Abstract

GENERATION AND CHARACTERIZATION OF A HUMANIZED MOUSE MODEL OF ALCOHOL INDUCED STEATOSIS, INFLAMMATION AND FIBROSIS

Background: Alcoholic associated liver disease (AALD) is a poorly characterized pathology characterized by steatosis, inflammation and fibrosis. The lack of an animal model which recapitulates key features of AALD has been a major limitation in understanding its etiology and in the development of effective therapies. To identify the cellular differences between the mouse and human liver responsible for the different injury response to alcohol we have generated humanized mice that can support human liver cells (parenchymal and non-parenchymal cells) along with human hematopoiesis [1].

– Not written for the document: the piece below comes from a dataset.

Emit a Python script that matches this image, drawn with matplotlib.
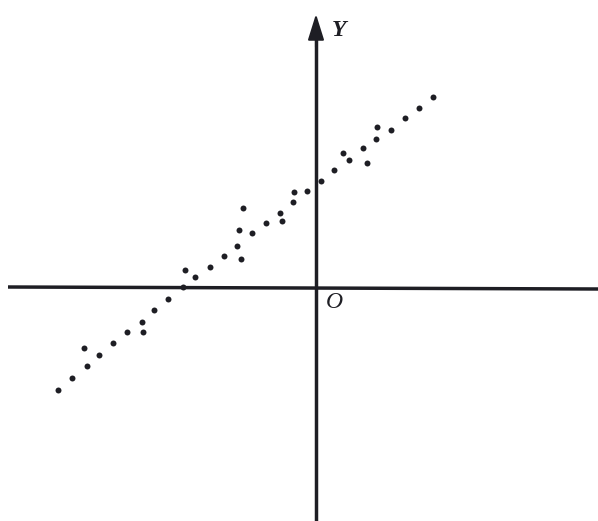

Methods: In humanized and non-humanized mice (control mice having mouse liver and mouse hematopoiesis), we applied the NIAAA model of chronic and binge ethanol feeding (10-days ad libitum oral feeding with the Lieber-DeCarli ethanol liquid diet plus a single binge ethanol feeding 9 hours before the end of the experiment). This model was evaluated by: i) Serum ALT and bilirubin, ii) flow cytometry to define the immune cell composition in the liver and blood iii) H&E staining to assess steatosis, inflammation and ballooning iv) human/mouse aSMA and human Collagen-3 to asses mouse and human hepatic stellate cells activation and v) human CK8/18 to asses Mallory bodies formation.

Results: We have seen that humanized mice had higher degree of steatosis, inflammation and ALT levels than non-humanized. In particular, the humanized mice had severe macrovesicular steatosis with Mallory bodies and ballooning whereas non humanized mice have minimal microvesicular steatosis. Also, humanized mice only have abnormal levels of bilirubin, mild to moderate fibrosis, severe peripheral lymphopenia. Of note, in the high degree steatotic areas of humanized mice, we observed human hepatic stellate cell activation between steatotic human hepatocytes, and human collagen.

Conclusion: We have demonstrated that by fully humanizing mouse livers key features of AALD can be reproduced to a greater degree than they can in mouse only livers. This will be the first mouse alcohol model having high degree of macrovesicular steatosis in human hepatocytes, alcohol-driven fibrosis mediated by human hepatic stellate cells, and pathological immune responses driven by human Immune cells. This model will be a unique tool to study pathways leading to severe steatotic, fibrotic and inflammatory responses of ALD.

References

  1. Song, Y., et al., Combined liver-cytokine humanization comes to the rescue of circulating human red blood cells.Science, 2021. 371(6533): p. 1019-1025.